Because I have so little connection to real people, and because the conflict has now been going on for over a decade, I have a difficult time remembering that the soldiers serving in this war are real people.

Read news reports and you’re inundated with numbers—ratios and comparisons and percentages—and because there’s no narrative to help make sense of these numbers (an absence that must also impact journalists, for surely it must be easier to report verifiable stats than attempt to fit stories into a non-existent narrative) it’s all too easy to let your mind slip until the entire conflict becomes a series of the collate-able:

How many soldiers have died this month?

What number of deaths are attributable to IED’s?

What percentage of Afghan children are in school?

How much support do the Taliban have in rural areas?

If you’re still paying attention it’s all too easy to start thinking that this is the war.

Conservative estimates of civilian deaths in Afghanistan range anywhere from 17,000 – 35,000 

The most personal link I’ve felt to either war occurred in 2007-2008. During this time I had The Times delivered to my house. Every morning, as I sipped my coffee and flipped through the A-Section, the paper would run a list of soldiers who had recently died. The information would include their name, their rank, their age and hometown. The most noticeable fact to me was how young they were. So very, very young.

As an act of something I’ve never been able to describe I would read these names aloud, my eyes watering and my tongue slipping, hoping that if there’s a god who listens he hears.

1,785 American soldiers have died in Afghanistan in the past decade

While writing this I tried talking to several of my friends about their perspectives on the war. Most of my friends are white, educated, financially successful, politically aware Seattle liberals. Based on the conversations I had it seems that most of them know far less about the war than I do (a scary assessment), and, more tellingly, they clearly had little interest in discussing it. The shitty bottom-line is that nobody really cared to talk about it.

Instead, most of us out here will spend more time concerned about the provenance of the free-range, sustainably-farmed, hormone-free chicken we’ll eat for dinner than with anything associated with any war.

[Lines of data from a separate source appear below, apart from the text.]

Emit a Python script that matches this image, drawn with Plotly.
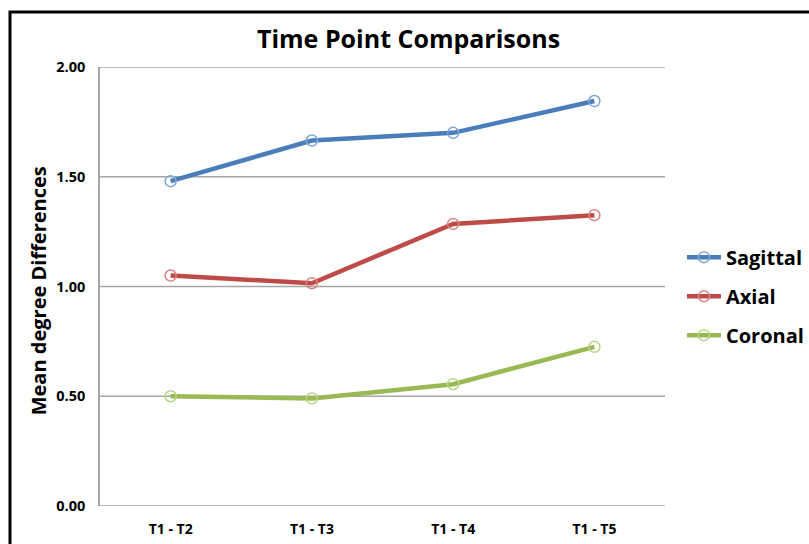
import plotly.graph_objects as go

categories = ["T1 - T2", "T1 - T3", "T1 - T4", "T1 - T5"]
sagittal = [1.48, 1.665, 1.70, 1.845]
axial = [1.05, 1.015, 1.285, 1.325]
coronal = [0.50, 0.49, 0.555, 0.725]
y_ticks = [0.0, 0.5, 1.0, 1.5, 2.0]
y_tick_labels = ["0.00", "0.50", "1.00", "1.50", "2.00"]

series = [
    ("Sagittal", sagittal, "#4A7EBB", "#7FA5D6"),
    ("Axial", axial, "#BE4B48", "#D98583"),
    ("Coronal", coronal, "#98B954", "#B9D483"),
]

FONT = "Open Sans"
GRID = "#A6A6A6"

fig = go.Figure()
for name, vals, col, mcol in series:
    fig.add_trace(go.Scatter(
        x=categories, y=vals, name=name, mode="lines+markers",
        legendgroup=name,
        line=dict(color=col, width=4.5),
        marker=dict(symbol="circle-open", size=11, color=mcol,
                    line=dict(width=1.5, color=mcol)),
    ))

# horizontal rules at every tick, including the range ends
shapes = [dict(type="line", xref="paper", yref="y", x0=0, x1=1, y0=v, y1=v,
               line=dict(color=GRID, width=1.5), layer="below")
          for v in y_ticks]
# outer frame
shapes.append(dict(type="rect", xref="paper", yref="paper",
                   x0=-0.1593, x1=1.27, y0=-0.1, y1=1.1253,
                   line=dict(color="black", width=3), layer="below"))

fig.update_layout(
    width=809, height=544,
    margin=dict(l=100, r=144, t=67, b=38, autoexpand=False),
    paper_bgcolor="white", plot_bgcolor="white",
    font=dict(family=FONT, color="black"),
    title=dict(text="<b>Time Point Comparisons</b>", x=0.505, xanchor="center",
               y=0.927, yanchor="middle", font=dict(size=25, family=FONT)),
    showlegend=True,
    legend=dict(x=1.03, xanchor="left", y=0.478, yanchor="middle",
                font=dict(size=20, family=FONT, weight="bold"),
                tracegroupgap=10, itemwidth=34, bgcolor="rgba(0,0,0,0)"),
    xaxis=dict(range=[-0.5, 3.5], showgrid=False, showline=False,
               ticks="outside", ticklen=10, tickcolor="rgba(0,0,0,0)",
               tickfont=dict(size=14, family=FONT, weight="bold"),
               zeroline=False),
    yaxis=dict(range=[0, 2.0], tickvals=y_ticks, ticktext=y_tick_labels,
               showgrid=False,
               showline=True, linecolor=GRID, linewidth=1.5,
               ticks="", ticklabelstandoff=10, zeroline=False,
               tickfont=dict(size=14.5, family=FONT, weight="bold")),
    annotations=[dict(text="<b>Mean degree Differences</b>", textangle=-90,
                      xref="paper", yref="paper", x=-0.109, y=0.49,
                      xanchor="center", yanchor="middle", showarrow=False,
                      font=dict(size=20, family=FONT, weight="bold"))],
    shapes=shapes,
)
fig.write_html("out.html")
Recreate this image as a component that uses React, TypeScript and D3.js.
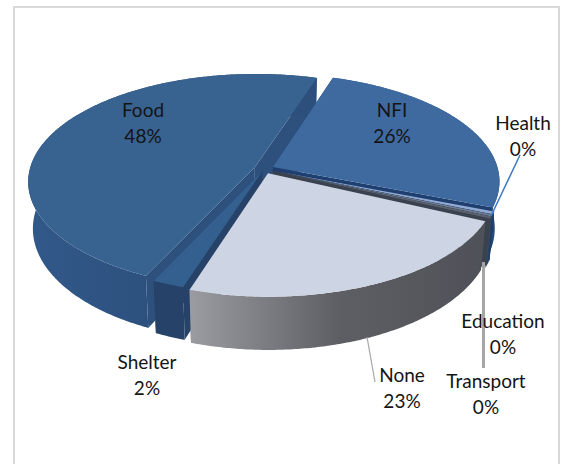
import React from "react";
import * as d3 from "d3";

const width = 566;
const height = 464;

const categories = ["Food", "NFI", "Health", "Education", "Transport", "None", "Shelter"];
const shares = [48, 26, 0.4, 0.3, 0.3, 23, 2];
const explodes = [0.044, 0.044, 0.044, 0.044, 0.044, 0.044, 0.022];
const topColors = ["#386290", "#3f6aa0", "#8fa9d2", "#6d7a90", "#5a6270", "#cdd5e5", "#34608f"];
const wallColors = ["#2d507c", "#1f3f70", "#1d3a63", "#2a3a55", "#3a4250", "#55585f", "#264268"];
const sideColors = [
  ["#31598a", "#2c4f7c"],
  ["#2f5f98", "#22426f"],
  ["#1f3d66", "#1f3d66"],
  ["#26426b", "#26426b"],
  ["#3a4658", "#3a4658"],
  ["#9b9ca1", "#5e5f65", "#4e5157"],
  ["#264268", "#264268"],
];
// back slices first
const paintOrder = [0, 1, 2, 3, 4, 6, 5];

const labelX = [143, 392, 523, 503, 486, 402, 147];
const labelY = [117, 117, 130, 328, 388, 382, 369];

const cx = 264;
const cy = 169;
const radiusX = 225;
const radiusY = 106;
const tilt = 0.131;
const depth = 46;
const bottomShrink = 0.02;

const pie = d3
  .pie<number>()
  .sort(null)
  .startAngle((205 * Math.PI) / 180)
  .endAngle((565 * Math.PI) / 180);
const slices = pie(shares);

type Pt = [number, number];

// flat disk to screen, with a bit of perspective; the lower rim is further away
function project(u: number, v: number, down = 0): Pt {
  const w = 1 / (1 - tilt * v);
  const shrink = 1 - (bottomShrink * down) / depth;
  return [cx + radiusX * u * w * shrink, cy + radiusY * v * w + down * w];
}

function diskPoint(angle: number, mid: number, r: number, ex: number, down = 0): Pt {
  const u = r * Math.sin(angle) + ex * Math.sin(mid);
  const v = -r * Math.cos(angle) + ex * -Math.cos(mid);
  return project(u, v, down);
}

const line = d3.line<Pt>();

function rimAngles(a0: number, a1: number) {
  return [...d3.range(a0, a1, 0.01), a1];
}

function topPath(a0: number, a1: number, mid: number, ex: number) {
  const pts = rimAngles(a0, a1).map((a) => diskPoint(a, mid, 1, ex));
  return line([diskPoint(0, mid, 0, ex), ...pts]) + "Z";
}

function sidePath(a0: number, a1: number, mid: number, ex: number) {
  const rim = rimAngles(a0, a1);
  const upper = rim.map((a) => diskPoint(a, mid, 1, ex));
  const lower = rim.map((a) => diskPoint(a, mid, 1, ex, depth)).reverse();
  return line([...upper, ...lower]) + "Z";
}

function radialWall(a: number, mid: number, ex: number) {
  return (
    line([
      diskPoint(0, mid, 0, ex),
      diskPoint(a, mid, 1, ex),
      diskPoint(a, mid, 1, ex, depth),
      diskPoint(0, mid, 0, ex, depth),
    ]) + "Z"
  );
}

export default function App() {
  return (
    <svg
      width={width}
      height={height}
      style={{ position: "absolute", left: 0, top: 0, background: "#fff" }}
      fontFamily="Lato, 'Noto Sans', sans-serif"
      fontSize={19}
    >
      <defs>
        {sideColors.map((c, i) => (
          <linearGradient
            key={i}
            id={"side" + i}
            gradientUnits="userSpaceOnUse"
            x1={i === 5 ? 190 : i === 1 ? 470 : 20}
            x2={i === 5 ? 485 : i === 1 ? 500 : 180}
            y1={0}
            y2={0}
          >
            {c.map((col, k) => (
              <stop key={k} offset={k / (c.length - 1)} stopColor={col} />
            ))}
          </linearGradient>
        ))}
      </defs>
      <rect x={14} y={7} width={545} height={480} fill="#fff" stroke="#d9d9d9" strokeWidth={2} />

      {paintOrder.map((i) => {
        const s = slices[i];
        const mid = (s.startAngle + s.endAngle) / 2;
        const ex = explodes[i];
        return (
          <g key={categories[i]}>
            <path d={radialWall(s.startAngle, mid, ex)} fill={wallColors[i]} />
            <path d={radialWall(s.endAngle, mid, ex)} fill={wallColors[i]} />
            <path d={sidePath(s.startAngle, s.endAngle, mid, ex)} fill={`url(#side${i})`} />
            <path d={topPath(s.startAngle, s.endAngle, mid, ex)} fill={topColors[i]} />
          </g>
        );
      })}

      {/* leader lines */}
      <line x1={491} y1={216} x2={520} y2={155} stroke="#3f78c2" strokeWidth={1.5} />
      <line x1={483.5} y1={262} x2={483.5} y2={368} stroke="#a6a6a6" strokeWidth={3} />
      <line x1={367} y1={337} x2={375} y2={382} stroke="#a6a6a6" strokeWidth={1.2} />

      {categories.map((c, i) => (
        <text key={c} textAnchor="middle" fill="#141414">
          <tspan x={labelX[i]} y={labelY[i]}>{c}</tspan>
          <tspan x={labelX[i]} y={labelY[i] + 26}>{Math.round(shares[i])}%</tspan>
        </text>
      ))}
    </svg>
  );
}
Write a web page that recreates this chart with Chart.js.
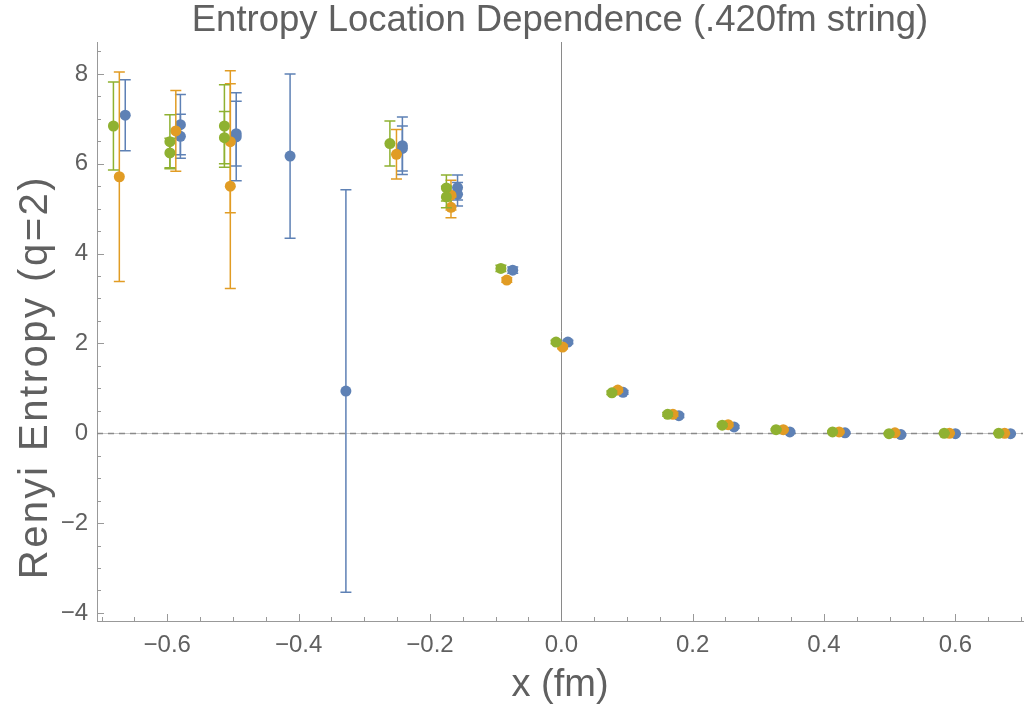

Mineral reserves in excess of $1-trillion have recently been identified in Afghanistan

I’ve scanned a lot of newspapers today. To my eye there has been more coverage about Steve Jobs’ death than there is about the war in Afghanistan. I wondered, Who has been more significant in my life—Steve Jobs or Hamid Karzai? The iPhone or Osama bin Laden?

The reality for me, and it’s awkward and embarrassing to acknowledge, is that the iPod has probably had more of an impact on the past 10-years of my life than the war in Afghanistan.

As of today there are more than 130,000 NATO-coordinated troops serving in Afghanistan

As I’ve written this I’ve realized that in the absence of a national narrative about this war, if I’m to stay engaged I must create my own story. And so my thoughts wander to wondering if it’s good, and I know that’s a squirmy term to insert here but I don’t know what other language makes sense, Is it good for me to go through my life paying people-I-don’t know to to kill other people-I-don’t know but am told by other people-I-don’t know that I’m supposed to want killed?

I certainly don’t need a state-certified story to make sense of this war. But by failing to provide me with one, or at least one that’s convincing, I’m left floating, and after a decade it’s really difficult to care. At my most engaged I find myself wondering, As a nation what the hell are we doing, and why? As a person, what am I participating in without knowing what I’m participating in?

Is there a story that would make me care more?

Recently-retired Secretary of Defense Robert Gates has been quoted as stating that the United States will never leave Afghanistan

References

References
1 Over the years the official narratives have been shifting and less-than satisfying. Bush told us to go shopping and act as if everything were normal. Obama told us he’ll lead us out, but only after he leads more troops in. Other politicians, most noticeably those presently jockeying for control of the Republican Party, frequently behave like such delinquent rubes that it’s nearly impossible to believe they could provide any useful explanations.